(Stored data entries)
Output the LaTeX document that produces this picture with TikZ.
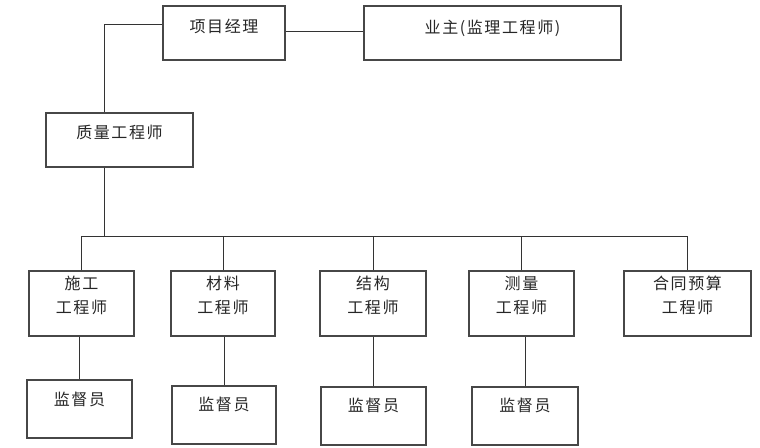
\documentclass[tikz,border=0pt]{standalone}
\usepackage{fontspec}
\setmainfont{Noto Sans CJK SC}[LetterSpace=10]
\begin{document}
\begin{tikzpicture}[x=1pt,y=-1pt,
  box/.style={draw=black!72,line width=1.2pt,rectangle,inner sep=0pt,fill=white},
  txt/.style={font=\fontsize{16}{24}\selectfont,text=black!85,align=center,inner sep=0pt,anchor=base},
  conn/.style={draw=black!80,line width=1pt}]
\useasboundingbox (0,0) rectangle (760,447);
% boxes
\node[box,minimum width=122pt,minimum height=54pt] (pm) at (224,33) {};
\node[box,minimum width=257pt,minimum height=54pt] (owner) at (492.5,33) {};
\node[box,minimum width=147pt,minimum height=54pt] (qe) at (119.5,140) {};
\node[box,minimum width=105pt,minimum height=65pt] (e1) at (81.5,303.5) {};
\node[box,minimum width=104pt,minimum height=65pt] (e2) at (223,303.5) {};
\node[box,minimum width=106pt,minimum height=65pt] (e3) at (373,303.5) {};
\node[box,minimum width=105pt,minimum height=65pt] (e4) at (521.5,303.5) {};
\node[box,minimum width=127pt,minimum height=65pt] (e5) at (687.5,303.5) {};
\node[box,minimum width=105pt,minimum height=58pt] (s1) at (79.5,409) {};
\node[box,minimum width=104pt,minimum height=58pt] (s2) at (224,415) {};
\node[box,minimum width=105pt,minimum height=58pt] (s3) at (373.5,416) {};
\node[box,minimum width=106pt,minimum height=58pt] (s4) at (525,416) {};
% texts
\node[txt] (tpm) at (224,32) {项目经理};
\node[txt] (towner) at (492.5,33) {业主(监理工程师)};
\node[txt] (tqe) at (119.5,138) {质量工程师};
\node[txt] (te1) at (81.5,313) {施工\\工程师};
\node[txt] (te2) at (223,313) {材料\\工程师};
\node[txt] (te3) at (373,313) {结构\\工程师};
\node[txt] (te4) at (521.5,313) {测量\\工程师};
\node[txt] (te5) at (687.5,313) {合同预算\\工程师};
\node[txt] (ts1) at (79.5,405) {监督员};
\node[txt] (ts2) at (224,410) {监督员};
\node[txt] (ts3) at (373.5,411) {监督员};
\node[txt] (ts4) at (525,411) {监督员};
% connectors
\coordinate (busL) at (81,236);
\coordinate (busR) at (687,236);
\draw[conn] ([yshift=9pt]pm.west) -| ([xshift=-15.5pt]qe.north);
\draw[conn] ([yshift=2pt]pm.east) -- ([yshift=2pt]owner.west);
\draw[conn] ([xshift=-15.5pt]qe.south) -- ([xshift=-15.5pt]qe.south |- busL);
\draw[conn] (busL) -- (busR);
\foreach \e in {e1,e2,e3,e4,e5}{\draw[conn] (\e.north) -- (\e.north |- busL);}
\draw[conn] (s1.north) -- (s1.north |- e1.south);
\draw[conn] (s2.north) -- (s2.north |- e2.south);
\draw[conn] (s3.north) -- (s3.north |- e3.south);
\draw[conn] (s4.north) -- (s4.north |- e4.south);
\end{tikzpicture}
\end{document}
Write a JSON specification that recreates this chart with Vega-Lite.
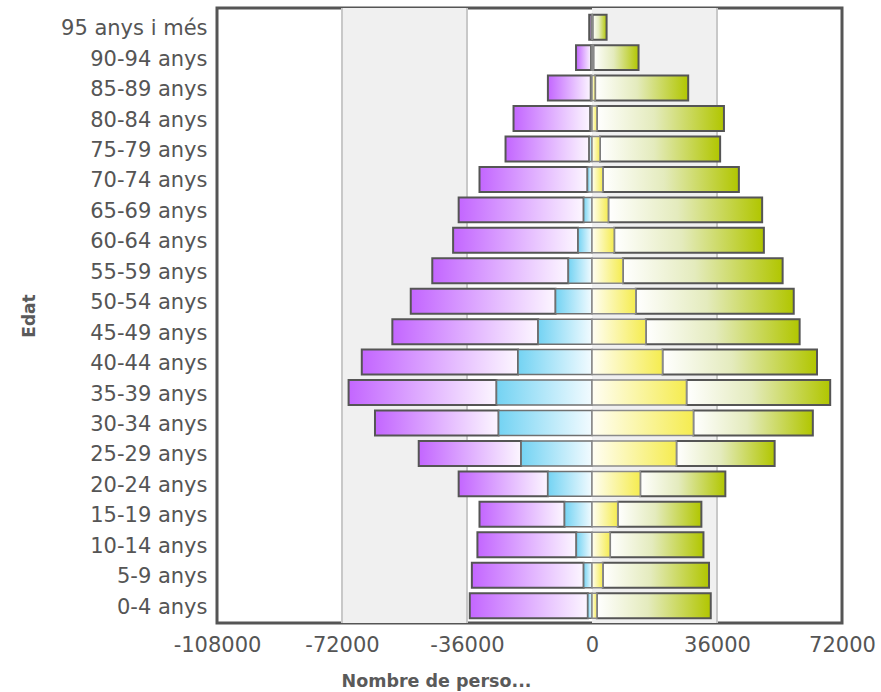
{
  "$schema": "https://vega.github.io/schema/vega-lite/v6.json",
  "autosize": "none",
  "width": 625,
  "height": 615,
  "padding": {"left": 217, "top": 8, "right": 39, "bottom": 69},
  "background": "#ffffff",
  "config": {
    "view": {"stroke": "#555555", "strokeWidth": 3},
    "font": "DejaVu Sans"
  },
  "datasets": {
    "piramide": [
      {"edat": "95 anys i més", "sexe": "Homes", "nacionalitat": "Estrangera", "persones": -100},
      {"edat": "95 anys i més", "sexe": "Homes", "nacionalitat": "Espanyola", "persones": -700},
      {"edat": "95 anys i més", "sexe": "Dones", "nacionalitat": "Estrangera", "persones": 150},
      {"edat": "95 anys i més", "sexe": "Dones", "nacionalitat": "Espanyola", "persones": 4050},
      {"edat": "90-94 anys", "sexe": "Homes", "nacionalitat": "Estrangera", "persones": -250},
      {"edat": "90-94 anys", "sexe": "Homes", "nacionalitat": "Espanyola", "persones": -4350},
      {"edat": "90-94 anys", "sexe": "Dones", "nacionalitat": "Estrangera", "persones": 400},
      {"edat": "90-94 anys", "sexe": "Dones", "nacionalitat": "Espanyola", "persones": 13000},
      {"edat": "85-89 anys", "sexe": "Homes", "nacionalitat": "Estrangera", "persones": -350},
      {"edat": "85-89 anys", "sexe": "Homes", "nacionalitat": "Espanyola", "persones": -12350},
      {"edat": "85-89 anys", "sexe": "Dones", "nacionalitat": "Estrangera", "persones": 900},
      {"edat": "85-89 anys", "sexe": "Dones", "nacionalitat": "Espanyola", "persones": 26800},
      {"edat": "80-84 anys", "sexe": "Homes", "nacionalitat": "Estrangera", "persones": -500},
      {"edat": "80-84 anys", "sexe": "Homes", "nacionalitat": "Espanyola", "persones": -22100},
      {"edat": "80-84 anys", "sexe": "Dones", "nacionalitat": "Estrangera", "persones": 1400},
      {"edat": "80-84 anys", "sexe": "Dones", "nacionalitat": "Espanyola", "persones": 36600},
      {"edat": "75-79 anys", "sexe": "Homes", "nacionalitat": "Estrangera", "persones": -800},
      {"edat": "75-79 anys", "sexe": "Homes", "nacionalitat": "Espanyola", "persones": -24100},
      {"edat": "75-79 anys", "sexe": "Dones", "nacionalitat": "Estrangera", "persones": 2300},
      {"edat": "75-79 anys", "sexe": "Dones", "nacionalitat": "Espanyola", "persones": 34600},
      {"edat": "70-74 anys", "sexe": "Homes", "nacionalitat": "Estrangera", "persones": -1300},
      {"edat": "70-74 anys", "sexe": "Homes", "nacionalitat": "Espanyola", "persones": -31100},
      {"edat": "70-74 anys", "sexe": "Dones", "nacionalitat": "Estrangera", "persones": 3100},
      {"edat": "70-74 anys", "sexe": "Dones", "nacionalitat": "Espanyola", "persones": 39200},
      {"edat": "65-69 anys", "sexe": "Homes", "nacionalitat": "Estrangera", "persones": -2400},
      {"edat": "65-69 anys", "sexe": "Homes", "nacionalitat": "Espanyola", "persones": -36000},
      {"edat": "65-69 anys", "sexe": "Dones", "nacionalitat": "Estrangera", "persones": 4700},
      {"edat": "65-69 anys", "sexe": "Dones", "nacionalitat": "Espanyola", "persones": 44300},
      {"edat": "60-64 anys", "sexe": "Homes", "nacionalitat": "Estrangera", "persones": -4000},
      {"edat": "60-64 anys", "sexe": "Homes", "nacionalitat": "Espanyola", "persones": -36000},
      {"edat": "60-64 anys", "sexe": "Dones", "nacionalitat": "Estrangera", "persones": 6400},
      {"edat": "60-64 anys", "sexe": "Dones", "nacionalitat": "Espanyola", "persones": 43100},
      {"edat": "55-59 anys", "sexe": "Homes", "nacionalitat": "Estrangera", "persones": -6800},
      {"edat": "55-59 anys", "sexe": "Homes", "nacionalitat": "Espanyola", "persones": -39200},
      {"edat": "55-59 anys", "sexe": "Dones", "nacionalitat": "Estrangera", "persones": 8900},
      {"edat": "55-59 anys", "sexe": "Dones", "nacionalitat": "Espanyola", "persones": 46000},
      {"edat": "50-54 anys", "sexe": "Homes", "nacionalitat": "Estrangera", "persones": -10500},
      {"edat": "50-54 anys", "sexe": "Homes", "nacionalitat": "Espanyola", "persones": -41700},
      {"edat": "50-54 anys", "sexe": "Dones", "nacionalitat": "Estrangera", "persones": 12600},
      {"edat": "50-54 anys", "sexe": "Dones", "nacionalitat": "Espanyola", "persones": 45500},
      {"edat": "45-49 anys", "sexe": "Homes", "nacionalitat": "Estrangera", "persones": -15500},
      {"edat": "45-49 anys", "sexe": "Homes", "nacionalitat": "Espanyola", "persones": -42000},
      {"edat": "45-49 anys", "sexe": "Dones", "nacionalitat": "Estrangera", "persones": 15500},
      {"edat": "45-49 anys", "sexe": "Dones", "nacionalitat": "Espanyola", "persones": 44300},
      {"edat": "40-44 anys", "sexe": "Homes", "nacionalitat": "Estrangera", "persones": -21300},
      {"edat": "40-44 anys", "sexe": "Homes", "nacionalitat": "Espanyola", "persones": -45000},
      {"edat": "40-44 anys", "sexe": "Dones", "nacionalitat": "Estrangera", "persones": 20300},
      {"edat": "40-44 anys", "sexe": "Dones", "nacionalitat": "Espanyola", "persones": 44500},
      {"edat": "35-39 anys", "sexe": "Homes", "nacionalitat": "Estrangera", "persones": -27500},
      {"edat": "35-39 anys", "sexe": "Homes", "nacionalitat": "Espanyola", "persones": -42600},
      {"edat": "35-39 anys", "sexe": "Dones", "nacionalitat": "Estrangera", "persones": 27200},
      {"edat": "35-39 anys", "sexe": "Dones", "nacionalitat": "Espanyola", "persones": 41400},
      {"edat": "30-34 anys", "sexe": "Homes", "nacionalitat": "Estrangera", "persones": -26900},
      {"edat": "30-34 anys", "sexe": "Homes", "nacionalitat": "Espanyola", "persones": -35600},
      {"edat": "30-34 anys", "sexe": "Dones", "nacionalitat": "Estrangera", "persones": 29200},
      {"edat": "30-34 anys", "sexe": "Dones", "nacionalitat": "Espanyola", "persones": 34400},
      {"edat": "25-29 anys", "sexe": "Homes", "nacionalitat": "Estrangera", "persones": -20400},
      {"edat": "25-29 anys", "sexe": "Homes", "nacionalitat": "Espanyola", "persones": -29500},
      {"edat": "25-29 anys", "sexe": "Dones", "nacionalitat": "Estrangera", "persones": 24300},
      {"edat": "25-29 anys", "sexe": "Dones", "nacionalitat": "Espanyola", "persones": 28300},
      {"edat": "20-24 anys", "sexe": "Homes", "nacionalitat": "Estrangera", "persones": -12700},
      {"edat": "20-24 anys", "sexe": "Homes", "nacionalitat": "Espanyola", "persones": -25700},
      {"edat": "20-24 anys", "sexe": "Dones", "nacionalitat": "Estrangera", "persones": 13900},
      {"edat": "20-24 anys", "sexe": "Dones", "nacionalitat": "Espanyola", "persones": 24500},
      {"edat": "15-19 anys", "sexe": "Homes", "nacionalitat": "Estrangera", "persones": -7900},
      {"edat": "15-19 anys", "sexe": "Homes", "nacionalitat": "Espanyola", "persones": -24500},
      {"edat": "15-19 anys", "sexe": "Dones", "nacionalitat": "Estrangera", "persones": 7400},
      {"edat": "15-19 anys", "sexe": "Dones", "nacionalitat": "Espanyola", "persones": 24100},
      {"edat": "10-14 anys", "sexe": "Homes", "nacionalitat": "Estrangera", "persones": -4500},
      {"edat": "10-14 anys", "sexe": "Homes", "nacionalitat": "Espanyola", "persones": -28500},
      {"edat": "10-14 anys", "sexe": "Dones", "nacionalitat": "Estrangera", "persones": 5200},
      {"edat": "10-14 anys", "sexe": "Dones", "nacionalitat": "Espanyola", "persones": 26900},
      {"edat": "5-9 anys", "sexe": "Homes", "nacionalitat": "Estrangera", "persones": -2400},
      {"edat": "5-9 anys", "sexe": "Homes", "nacionalitat": "Espanyola", "persones": -32200},
      {"edat": "5-9 anys", "sexe": "Dones", "nacionalitat": "Estrangera", "persones": 3100},
      {"edat": "5-9 anys", "sexe": "Dones", "nacionalitat": "Espanyola", "persones": 30600},
      {"edat": "0-4 anys", "sexe": "Homes", "nacionalitat": "Estrangera", "persones": -1200},
      {"edat": "0-4 anys", "sexe": "Homes", "nacionalitat": "Espanyola", "persones": -34000},
      {"edat": "0-4 anys", "sexe": "Dones", "nacionalitat": "Estrangera", "persones": 1400},
      {"edat": "0-4 anys", "sexe": "Dones", "nacionalitat": "Espanyola", "persones": 32800}
    ],
    "bandes": [
      {"inici": -72000, "fi": -36000},
      {"inici": 0, "fi": 36000}
    ],
    "linies": [
      {"valor": -72000},
      {"valor": -36000},
      {"valor": 36000}
    ]
  },
  "layer": [
    {
      "data": {"name": "bandes"},
      "mark": {"type": "rect", "fill": "#f0f0f0", "stroke": null},
      "encoding": {
        "x": {"field": "inici", "type": "quantitative", "scale": {"domain": [-108000, 72000], "nice": false, "zero": false},
          "axis": {
            "values": [-108000, -72000, -36000, 0, 36000, 72000],
            "labelExpr": "'' + datum.value",
            "grid": false, "ticks": false, "domain": false,
            "labelFont": "DejaVu Sans", "labelFontSize": 21, "labelColor": "#555555", "labelPadding": 11,
            "labelFlush": false, "labelOverlap": false,
            "title": "Nombre de perso...",
            "titleFont": "DejaVu Sans", "titleFontSize": 17.5, "titleFontWeight": "bold", "titleColor": "#5a5a5a",
            "titleX": 219, "titleY": 58, "titleAlign": "center", "titleBaseline": "middle"
          }
        },
        "x2": {"field": "fi"}
      }
    },
    {
      "data": {"name": "linies"},
      "mark": {"type": "rule", "color": "#c8c8c8", "strokeWidth": 2},
      "encoding": {
        "x": {"field": "valor", "type": "quantitative"}
      }
    },
    {
      "data": {"name": "piramide"},
      "transform": [
        {"stack": "persones", "groupby": ["edat", "sexe"], "sort": [{"field": "nacionalitat", "order": "descending"}], "as": ["inici", "fi"]}
      ],
      "layer": [
        {
          "transform": [{"filter": "datum.sexe === 'Homes' && datum.nacionalitat === 'Espanyola'"}],
          "mark": {"type": "bar", "stroke": "#555555", "strokeWidth": 2,
            "fill": {"gradient": "linear", "x1": 0, "y1": 0, "x2": 1, "y2": 0,
              "stops": [{"offset": 0, "color": "#c366ff"}, {"offset": 1, "color": "#fcf6ff"}]}},
          "encoding": {
            "y": {"field": "edat", "type": "nominal",
              "sort": ["95 anys i més", "90-94 anys", "85-89 anys", "80-84 anys", "75-79 anys", "70-74 anys", "65-69 anys", "60-64 anys", "55-59 anys", "50-54 anys", "45-49 anys", "40-44 anys", "35-39 anys", "30-34 anys", "25-29 anys", "20-24 anys", "15-19 anys", "10-14 anys", "5-9 anys", "0-4 anys"],
              "scale": {"paddingInner": 0.18, "paddingOuter": 0.19, "align": 0.58},
              "axis": {
                "ticks": false, "domain": false, "grid": false,
                "labelFont": "DejaVu Sans", "labelFontSize": 21, "labelColor": "#555555", "labelPadding": 10, "labelOffset": 2,
                "title": "Edat", "titleFont": "DejaVu Sans", "titleFontSize": 17, "titleFontWeight": "bold", "titleColor": "#5a5a5a",
                "titleX": -188, "titleY": 307.5, "titleAngle": 270, "titleAlign": "center", "titleBaseline": "middle"
              }
            },
            "x": {"field": "inici", "type": "quantitative"},
            "x2": {"field": "fi"}
          }
        },
        {
          "transform": [{"filter": "datum.sexe === 'Homes' && datum.nacionalitat === 'Estrangera'"}],
          "mark": {"type": "bar", "stroke": "#707070", "strokeWidth": 1.5,
            "fill": {"gradient": "linear", "x1": 0, "y1": 0, "x2": 1, "y2": 0,
              "stops": [{"offset": 0, "color": "#74d3f3"}, {"offset": 1, "color": "#f2fbff"}]}},
          "encoding": {
            "y": {"field": "edat", "type": "nominal", "sort": ["95 anys i més", "90-94 anys", "85-89 anys", "80-84 anys", "75-79 anys", "70-74 anys", "65-69 anys", "60-64 anys", "55-59 anys", "50-54 anys", "45-49 anys", "40-44 anys", "35-39 anys", "30-34 anys", "25-29 anys", "20-24 anys", "15-19 anys", "10-14 anys", "5-9 anys", "0-4 anys"]},
            "x": {"field": "inici", "type": "quantitative"},
            "x2": {"field": "fi"}
          }
        },
        {
          "transform": [{"filter": "datum.sexe === 'Dones' && datum.nacionalitat === 'Espanyola'"}],
          "mark": {"type": "bar", "stroke": "#555555", "strokeWidth": 2,
            "fill": {"gradient": "linear", "x1": 0, "y1": 0, "x2": 1, "y2": 0,
              "stops": [{"offset": 0, "color": "#ffffff"}, {"offset": 0.45, "color": "#e4ebbd"}, {"offset": 1, "color": "#b1c600"}]}},
          "encoding": {
            "y": {"field": "edat", "type": "nominal", "sort": ["95 anys i més", "90-94 anys", "85-89 anys", "80-84 anys", "75-79 anys", "70-74 anys", "65-69 anys", "60-64 anys", "55-59 anys", "50-54 anys", "45-49 anys", "40-44 anys", "35-39 anys", "30-34 anys", "25-29 anys", "20-24 anys", "15-19 anys", "10-14 anys", "5-9 anys", "0-4 anys"]},
            "x": {"field": "inici", "type": "quantitative"},
            "x2": {"field": "fi"}
          }
        },
        {
          "transform": [{"filter": "datum.sexe === 'Dones' && datum.nacionalitat === 'Estrangera'"}],
          "mark": {"type": "bar", "stroke": "#8a8a8a", "strokeWidth": 1.5,
            "fill": {"gradient": "linear", "x1": 0, "y1": 0, "x2": 1, "y2": 0,
              "stops": [{"offset": 0, "color": "#fffef4"}, {"offset": 1, "color": "#f5ec50"}]}},
          "encoding": {
            "y": {"field": "edat", "type": "nominal", "sort": ["95 anys i més", "90-94 anys", "85-89 anys", "80-84 anys", "75-79 anys", "70-74 anys", "65-69 anys", "60-64 anys", "55-59 anys", "50-54 anys", "45-49 anys", "40-44 anys", "35-39 anys", "30-34 anys", "25-29 anys", "20-24 anys", "15-19 anys", "10-14 anys", "5-9 anys", "0-4 anys"]},
            "x": {"field": "inici", "type": "quantitative"},
            "x2": {"field": "fi"}
          }
        }
      ]
    },
    {
      "mark": {"type": "rule", "color": "#8c8c8c", "strokeWidth": 3},
      "encoding": {"x": {"datum": 0}}
    }
  ]
}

TASK BRIEF:
Report how many lines in the listing above include the word "this". Give nothing but the number.

ANSWER TO THE PROBLEM:
2